How to head off temper tantrums
More Brain Rules for Baby video
“I don’t like it,” the 3-year-old muttered to herself as the guests left. Miserable throughout her older sister’s birthday party, she was now growing angry. “I want Ally’s doll, not this one!” Her parents had bought her a consolation present, but the strategy went down like a bomb. The girl threw her doll to the floor. “Ally’s doll! Ally’s doll!” She began to cry. You can imagine a parent making any of several choices in the face of this bubbling brew.
“You seem sad. Are you sad?” is what the girl’s dad said. The little girl nodded, still angry, too. The dad continued. “I think I know why. You’re sad because Ally’s gotten all the presents. You only got one!” The little girl nodded again. “You want the same number and you can’t have it, and that’s unfair and that makes you sad.” The dad seemed to be pouring it on. “Whenever somebody gets something I want and I don’t, I get sad, too.” Silence.
Then the dad said the line most characteristic of a verbalizing parent. “We have a word for that feeling, honey,” he said. “Do you want to know what that word is?” She whimpered, “OK.” He held her in his arms. “We call it being jealous. You wanted Ally’s presents, and you couldn’t have them. You were jealous.” She cried softly but was beginning to calm down. “Jealous,” she whispered. “Yep,” Dad replied, “and it’s an icky feeling.” “I been jealous all day,” she replied, nestling into her daddy’s big strong arms.
This big-hearted father is good at a) labeling his feelings and b) teaching his daughter to label hers. He knows what sadness in his own heart feels like and announces it easily. He knows what sadness in his child’s heart looks like, and he is teaching her to announce it, too. He is also good at teaching joy, anger, disgust, concern, fear—the entire spectrum of his little girl’s experience.
Research shows that this labeling habit is a dominant behavior for all parents who raise happy children. Kids who are exposed to this parenting behavior on a regular basis become better at self-soothing, are more able to focus on tasks, and have more successful peer relationships. Sometimes knowing what to do is tougher than knowing what to say. But sometimes saying is all that’s needed.
Notice in the story that as the dad addressed his daughter’s feelings directly, the little girl began to calm down. This is a common finding; you can measure it in the laboratory. Verbalizing has a soothing effect on the nervous system of children. (Adults, too.) Thus, the Brain Rule: Labeling emotions calms big feelings.

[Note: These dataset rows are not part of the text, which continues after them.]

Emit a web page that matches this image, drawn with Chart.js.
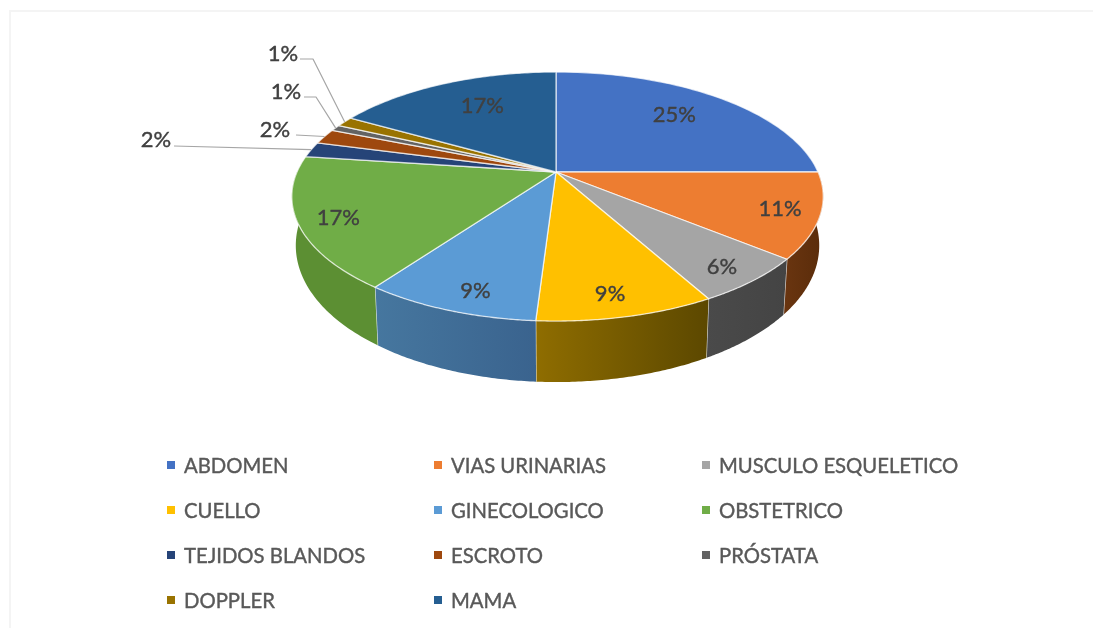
<!DOCTYPE html>
<html lang="es">
<head>
<meta charset="utf-8">
<title>Estudios por tipo</title>
<script src="https://cdn.jsdelivr.net/npm/chart.js@4/dist/chart.umd.min.js"></script>
<style>
  html, body { margin:0; padding:0; background:#fff; overflow:hidden; }
  #wrap { position:relative; width:1093px; height:628px; font-family:Lato, sans-serif; }
  #frame { position:absolute; left:9px; top:10px; width:1084px; height:640px; border:2px solid #f4f4f4; border-right:0; box-sizing:border-box; }
  canvas { position:absolute; left:0; top:0; }
  .item { position:absolute; font-size:20.3px; line-height:24px; color:#595959; white-space:nowrap; -webkit-text-stroke:.4px #595959; }
  .item i { position:absolute; left:-17px; top:8px; width:8px; height:8px; }
</style>
</head>
<body>
<div id="wrap">
  <div id="frame"></div>
  <canvas id="pie" width="1093" height="628"></canvas>
</div>
<script>
const categories = ['ABDOMEN','VIAS URINARIAS','MUSCULO ESQUELETICO','CUELLO','GINECOLOGICO','OBSTETRICO','TEJIDOS BLANDOS','ESCROTO','PRÓSTATA','DOPPLER','MAMA'];
const values = [25, 11, 6, 9, 9, 17.1, 2, 2, 0.8, 1.3, 16.8];
const colors = ['#4472C4','#ED7D31','#A5A5A5','#FFC000','#5B9BD5','#70AD47','#264478','#9E480E','#636363','#997300','#255E91'];
// pared lateral: color izquierda / derecha de cada rebanada
const wallLeft = ['#2f4f88','#6a3510','#4a4a4a','#8f6d00','#46779f','#5c8f33','#1b305a','#6f320a','#464646','#6b5100','#1a426a'];
const wallRight = ['#2f4f88','#5a2c0a','#444444','#5c4800','#3a638e','#5c8f33','#1b305a','#6f320a','#464646','#6b5100','#1a426a'];

/* ------- Perspectiva del disco ------- */
const CX = 556, CY = 172, RX_R = 262, RX_L = 259, RY = 119.7, TILT = 0.197;

function topPoint(a, r = 1) {
  const x = r * Math.cos(a), y = r * Math.sin(a), w = 1 - TILT * y;
  return [CX + (x > 0 ? RX_R : RX_L) * x / w, CY + RY * y / w];
}
function bottomPoint(a) {
  const y = Math.sin(a), p = topPoint(a);
  return [CX + (p[0] - CX) * 0.985, p[1] + 46 + 15 * y];
}

/* ------- Etiquetas ------- */
// fuera del disco: índice de la rebanada, posición del texto y codo de la guía
const outerLabels = [
  {i:6, x:156, y:140, ex:174, ey:146, sx:174, sy:146},
  {i:7, x:275, y:130, ex:296, ey:135, sx:296, sy:135},
  {i:8, x:286, y:92, ex:316, ey:97, sx:304, sy:97},
  {i:9, x:283, y:54, ex:313, ey:59, sx:300, sy:59}
];
// ajuste fino de los porcentajes interiores (px)
const labelNudge = [[-3,-2],[2,0],[3,5],[-4,3],[8,5],[-1,3],[0,0],[0,0],[0,0],[0,0],[10,0]];

const pie3d = {
  id: 'pie3d',
  beforeDatasetsDraw(chart) {
    const ctx = chart.ctx;
    const arcs = chart.getDatasetMeta(0).data;

    // paredes: solo la parte frontal (seno positivo)
    ctx.save();
    ctx.lineJoin = 'round';
    arcs.forEach((arc, i) => {
      const from = Math.max(arc.startAngle, 0), to = Math.min(arc.endAngle, Math.PI);
      if (to <= from) return;
      const top = [], bot = [];
      for (let k = 0; k <= 60; k++) {
        const a = from + (to - from) * k / 60;
        top.push(topPoint(a));
        bot.push(bottomPoint(a));
      }
      const xs = top.concat(bot).map(p => p[0]);
      const grad = ctx.createLinearGradient(Math.min(...xs), 0, Math.max(...xs), 0);
      grad.addColorStop(0, wallLeft[i]);
      grad.addColorStop(1, wallRight[i]);
      ctx.beginPath();
      top.forEach((p, k) => k ? ctx.lineTo(p[0], p[1]) : ctx.moveTo(p[0], p[1]));
      bot.reverse().forEach(p => ctx.lineTo(p[0], p[1]));
      ctx.closePath();
      ctx.fillStyle = grad;
      ctx.fill();
      // separadores verticales
      ctx.strokeStyle = 'rgba(255,255,255,.75)';
      ctx.lineWidth = 1.2;
      ctx.beginPath();
      if (to < Math.PI) {
        ctx.moveTo(...topPoint(to));
        ctx.lineTo(...bottomPoint(to));
      }
      ctx.stroke();
    });

    // cara superior
    arcs.forEach((arc, i) => {
      ctx.beginPath();
      ctx.moveTo(CX, CY);
      for (let k = 0; k <= 80; k++) {
        ctx.lineTo(...topPoint(arc.startAngle + (arc.endAngle - arc.startAngle) * k / 80));
      }
      ctx.closePath();
      ctx.fillStyle = colors[i];
      ctx.fill();
      ctx.strokeStyle = 'rgba(255,255,255,.7)';
      ctx.lineWidth = 1.3;
      ctx.stroke();
    });

    // porcentajes
    const total = values.reduce((s, v) => s + v, 0);
    ctx.font = '22px Lato, sans-serif';
    ctx.textAlign = 'center';
    ctx.textBaseline = 'middle';
    ctx.fillStyle = '#404040';
    ctx.strokeStyle = '#404040';
    ctx.lineWidth = 0.4;
    arcs.forEach((arc, i) => {
      const outer = outerLabels.find(o => o.i === i);
      const text = Math.round(values[i] / total * 100) + '%';
      if (outer) {
        ctx.fillText(text, outer.x, outer.y);
        ctx.strokeText(text, outer.x, outer.y);
        return;
      }
      const mid = (arc.startAngle + arc.endAngle) / 2;
      const p = topPoint(mid, Math.sin(mid) > 0 ? 0.85 : 0.72);
      const lx = p[0] + labelNudge[i][0], ly = p[1] + labelNudge[i][1];
      ctx.fillText(text, lx, ly);
      ctx.strokeText(text, lx, ly);
    });

    // guías
    ctx.strokeStyle = '#a6a6a6';
    ctx.lineWidth = 1.2;
    outerLabels.forEach(o => {
      const arc = arcs[o.i];
      const end = topPoint((arc.startAngle + arc.endAngle) / 2);
      ctx.beginPath();
      ctx.moveTo(o.sx, o.sy);
      ctx.lineTo(o.ex, o.ey);
      ctx.lineTo(end[0], end[1]);
      ctx.stroke();
    });
    ctx.restore();
    return false; // la dona plana no se dibuja
  }
};

/* ------- Leyenda ------- */
const legendCols = [184, 451, 719];
const legendRows = [453, 498, 543, 588];
function renderLegend() {
  const wrap = document.getElementById('wrap');
  categories.forEach((name, i) => {
    const el = document.createElement('div');
    el.className = 'item';
    el.style.left = legendCols[i % 3] + 'px';
    el.style.top = legendRows[Math.floor(i / 3)] + 'px';
    el.innerHTML = `<i style="background:${colors[i]}"></i>${name}`;
    wrap.appendChild(el);
  });
}

new Chart(document.getElementById('pie'), {
  type: 'pie',
  data: { labels: categories, datasets: [{ data: values, backgroundColor: colors }] },
  options: {
    responsive: false,
    animation: false,
    plugins: { legend: { display:false }, tooltip: { enabled:false } }
  },
  plugins: [pie3d]
});
renderLegend();
</script>
</body>
</html>
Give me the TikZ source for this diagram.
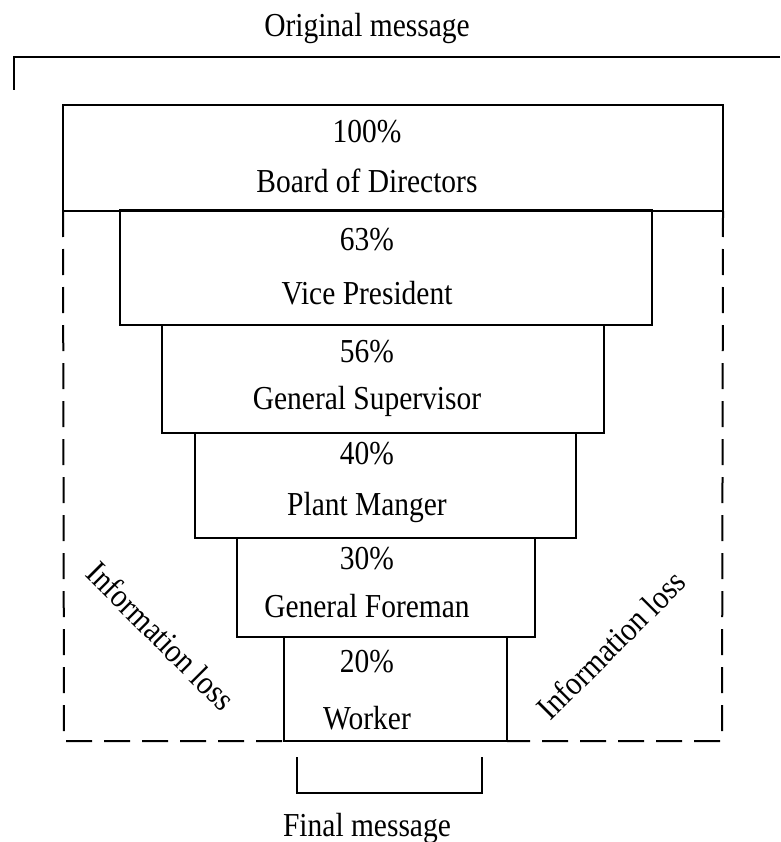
\documentclass[tikz,border=0pt]{standalone}
\usepackage{fontspec}
\setmainfont{Liberation Serif}[FakeStretch=0.88]
\begin{document}
\begin{tikzpicture}[x=1pt,y=-1pt,
  every node/.style={inner sep=0pt, outer sep=0pt},
  stage/.style={draw, line width=2pt, rectangle},
  lbl/.style={anchor=base, font=\fontsize{33.5}{40}\selectfont},
  side/.style={font=\fontsize{33.5}{40}\selectfont},
  loss/.style={line width=2pt, dash pattern=on 26pt off 12pt},
  solid line/.style={line width=2pt}]
\useasboundingbox (0,0) rectangle (780,842);
% boxes
\node[stage, minimum width=660pt, minimum height=106pt] (board) at (393,158) {};
\node[stage, minimum width=532pt, minimum height=115pt] (vp) at (386,267.5) {};
\node[stage, minimum width=442pt, minimum height=108pt] (gs) at (383,379) {};
\node[stage, minimum width=381pt, minimum height=105pt] (pm) at (385.5,485.5) {};
\node[stage, minimum width=298pt, minimum height=99pt] (gf) at (386,587.5) {};
\node[stage, minimum width=223pt, minimum height=104pt] (wk) at (395.5,689) {};
% labels
\node[lbl] (p1) at (367,143) {100\%};
\node[lbl] (t1) at (367,193) {Board of Directors};
\node[lbl] (p2) at (367,250) {63\%};
\node[lbl] (t2) at (367,304) {Vice President};
\node[lbl] (p3) at (367,362) {56\%};
\node[lbl] (t3) at (367,409) {General Supervisor};
\node[lbl] (p4) at (367,464) {40\%};
\node[lbl] (t4) at (367,515) {Plant Manger};
\node[lbl] (p5) at (367,569) {30\%};
\node[lbl] (t5) at (367,617) {General Foreman};
\node[lbl] (p6) at (367,672) {20\%};
\node[lbl] (t6) at (367,729) {Worker};
% top
\node[lbl] (orig) at (367,37) {Original message};
\coordinate (topL) at (13,57);
\coordinate (topR) at (780,57);
\coordinate (tick) at (14,90);
\draw[solid line] (topR) -- (topL);
\draw[solid line] (14,57) -- (tick);
% information loss dashed outline
\coordinate (lbot) at (64,741);
\coordinate (rbot) at (722,741);
\draw[loss] (board.south west) -- (lbot) -- (wk.south west);
\draw[loss] (board.south east) -- (rbot) -- (wk.south east);
\node[side, rotate=-45] (lossL) at (161,636) {Information loss};
\node[side, rotate=45] (lossR) at (611,645) {Information loss};
% final message bracket
\coordinate (b1) at (297,757);
\coordinate (b2) at (297,793);
\coordinate (b3) at (482,793);
\coordinate (b4) at (482,757);
\draw[solid line] (b1) -- (b2) -- (b3) -- (b4);
\node[lbl] (final) at (367,836) {Final message};
\end{tikzpicture}
\end{document}
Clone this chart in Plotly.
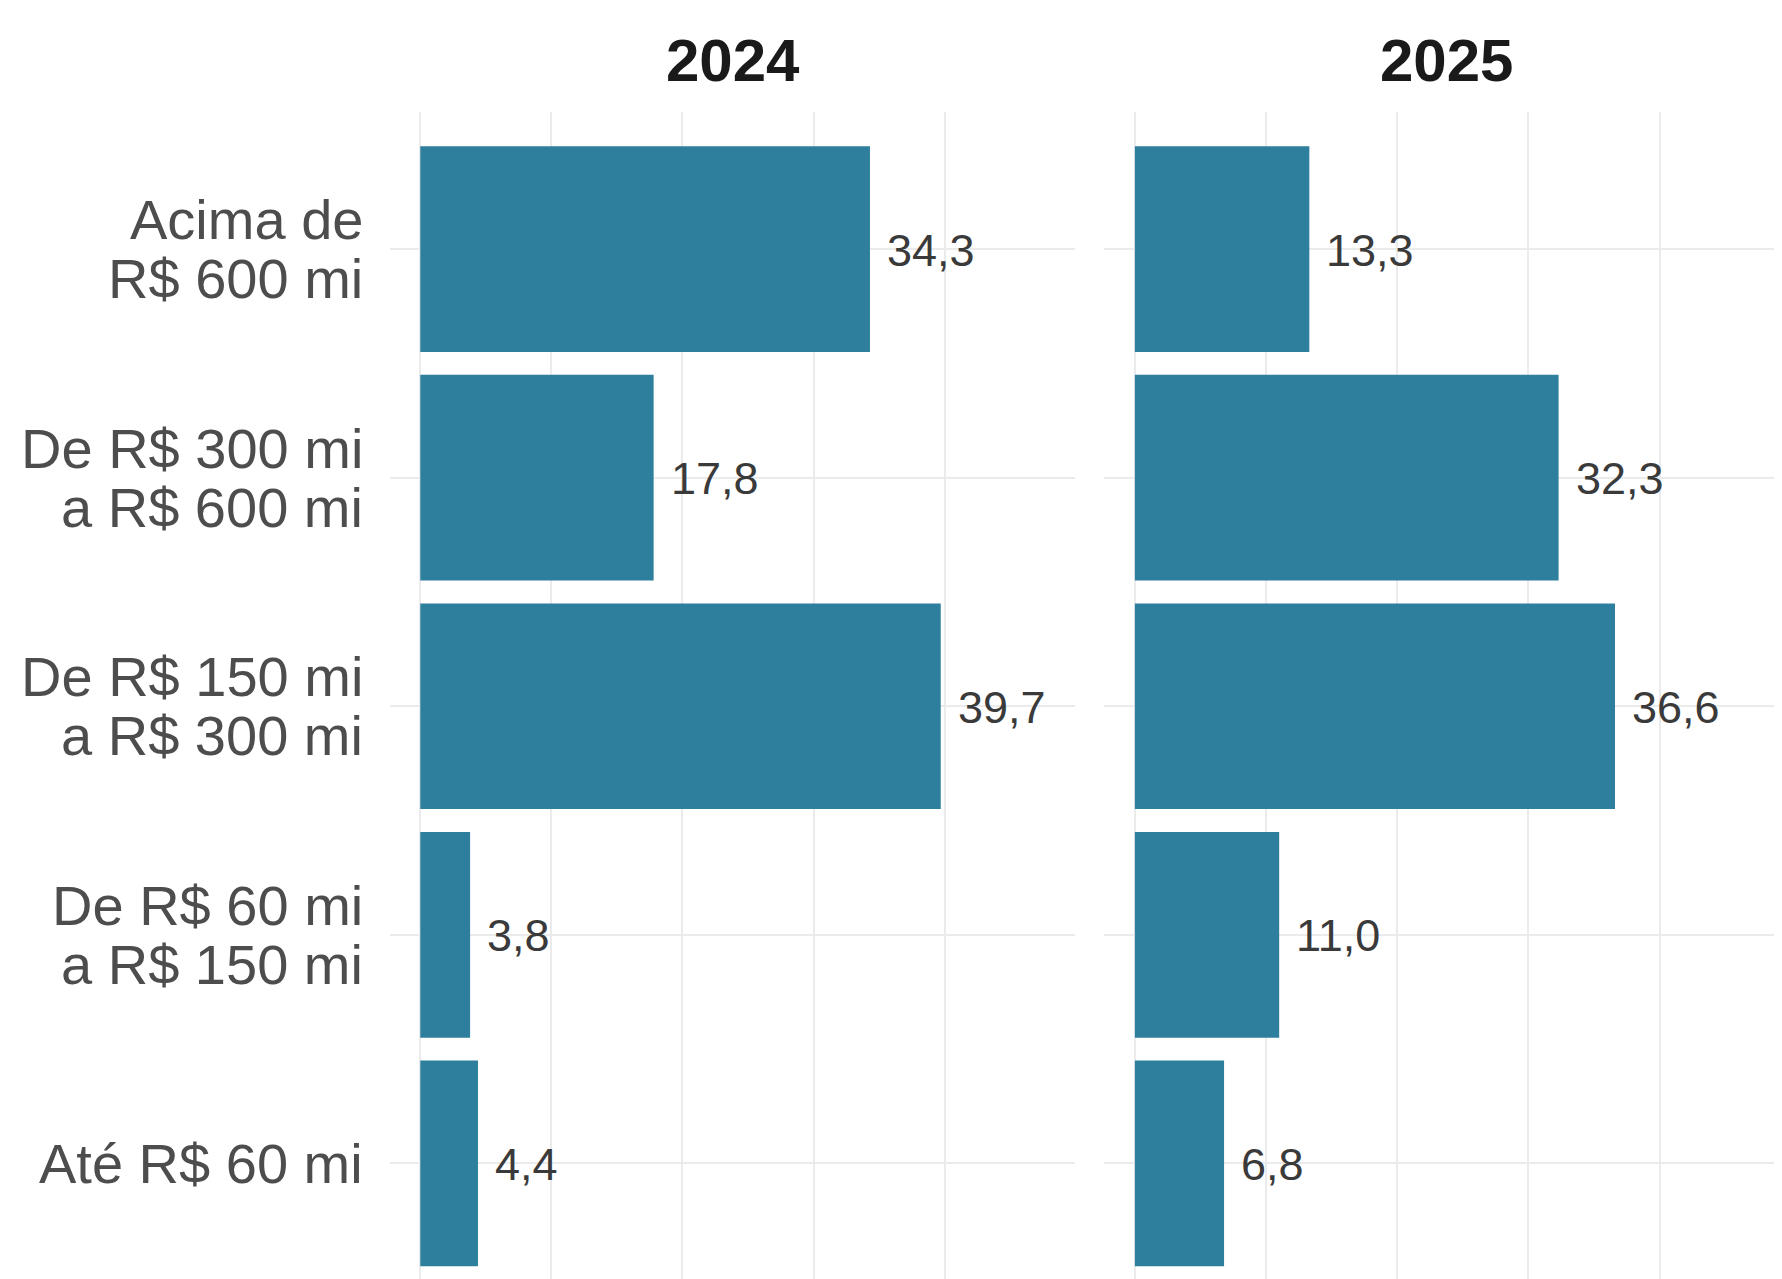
import plotly.graph_objects as go

# ---- data ----
categories = [
    "Acima de<br>R$ 600 mi",
    "De R$ 300 mi<br>a R$ 600 mi",
    "De R$ 150 mi<br>a R$ 300 mi",
    "De R$ 60 mi<br>a R$ 150 mi",
    "Até R$ 60 mi",
]
years = ["2024", "2025"]
values_2024 = [34.3, 17.8, 39.7, 3.8, 4.4]
values_2025 = [13.3, 32.3, 36.6, 11.0, 6.8]
x_ticks = [0, 10, 20, 30, 40]

# ---- styles ----
BAR = "#2E7F9D"
GRID = "#EBEBEB"
FONT = "Liberation Sans, Arial, sans-serif"
OFF = 8  # page body margin
W, H = 1782 - OFF, 1279 - OFF
ML, MT = 390 - OFF, 112 - OFF
PW, PH = W - ML, H - MT


def px_x(sx):
    return (sx - OFF - ML) / PW


fig = go.Figure()
series = [values_2024, values_2025]
for i, vals in enumerate(series):
    fig.add_trace(go.Bar(
        x=vals, y=categories, orientation="h", width=0.9,
        marker=dict(color=BAR, line=dict(width=0)),
        xaxis="x" if i == 0 else "x2", yaxis="y" if i == 0 else "y2",
        hoverinfo="skip", showlegend=False,
    ))

ann = []
# value labels
for i, vals in enumerate(series):
    xr = "x" if i == 0 else "x2"
    yr = "y" if i == 0 else "y2"
    for c, v in zip(categories, vals):
        ann.append(dict(
            x=v, y=c, xref=xr, yref=yr, xanchor="left", yanchor="middle",
            xshift=15, yshift=-1, showarrow=False,
            text=f"{v:.1f}".replace(".", ","),
            font=dict(family=FONT, size=45, color="#3A3A3A"),
        ))
# category labels (line spacing like the reference)
lab_x = px_x(365)
for c in categories:
    lines = c.split("<br>")
    n = len(lines)
    for k, ln in enumerate(lines):
        off = (k - (n - 1) / 2) * 59
        ann.append(dict(
            x=lab_x, y=c, xref="paper", yref="y", xanchor="right", yanchor="middle",
            yshift=-off, showarrow=False, text=ln,
            font=dict(family=FONT, size=56, color="#4D4D4D"),
        ))

d1 = [0, px_x(1075)]
d2 = [px_x(1104.3), 1.0]
# facet titles (panel 2 nominally extends to x=1789, beyond the visible page)
title_y = (H - (61 - OFF)) / PH
for yr, d in zip(years, [d1, [d2[0], px_x(1789)]]):
    ann.append(dict(
        x=(d[0] + d[1]) / 2, y=title_y, xref="paper", yref="paper",
        xanchor="center", yanchor="middle", showarrow=False,
        text=f"<b>{yr}</b>", font=dict(family=FONT, size=60, color="#1A1A1A"),
    ))

xcommon = dict(showticklabels=False, tickvals=x_ticks, showgrid=True,
               gridcolor=GRID, gridwidth=2, zeroline=False, showline=False, ticks="")
ycommon = dict(showticklabels=False, showgrid=True, gridcolor=GRID, gridwidth=2,
               zeroline=False, showline=False, ticks="", type="category",
               categoryorder="array", categoryarray=categories,
               range=[4.506, -0.6], domain=[0, 1])

fig.update_layout(
    width=W, height=H,
    margin=dict(l=ML, r=0, t=MT, b=0, pad=0),
    paper_bgcolor="white", plot_bgcolor="white",
    xaxis=dict(domain=d1, anchor="y", range=[-2.31, 49.94], **xcommon),
    xaxis2=dict(domain=d2, anchor="y2", range=[-2.33, 49.33], **xcommon),
    yaxis=dict(anchor="x", **ycommon),
    yaxis2=dict(anchor="x2", **ycommon),
    annotations=ann,
    barmode="group", bargap=0.1,
)

fig.write_html("out.html")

Here’s what we think is going on in the brain. Verbal and nonverbal communication are like two interlocking neurological systems. Infants’ brains haven’t yet connected these systems very well. Their bodies can feel fear, disgust, and joy way before their brains can talk about them. This means that children will experience the physiological characteristics of emotional responses before they know what those responses are. That’s why large feelings are often scary for little people (tantrums often self-feed because of this fear). That’s not a sustainable gap. Kids will need to find out what’s going on with their big feelings, however scary they seem at first. They need to connect these two neurological systems.
Researchers believe that learning to label emotions provides the linkage. The earlier this bridge gets constructed, the more likely you are to see self-soothing behaviors, along with a large raft of other benefits. Researcher Carroll Izard has shown that in households that do not provide such instruction, these nonverbal and verbal systems remain somewhat disconnected or integrate in unhealthy ways. Without labels to describe the feelings they have, a child’s emotional life can remain a confusing cacophony of physiological experiences.
Practical tip #20: Speculate on another’s point of view
In front of your children, verbally speculate about other people’s perspectives in everyday situations. You can wonder why the person behind you in line at a grocery is so impatient or what the joke is when a stranger talking on a cell phone laughs. It’s a natural way to practice seeing other people’s points of view—the basis of empathy.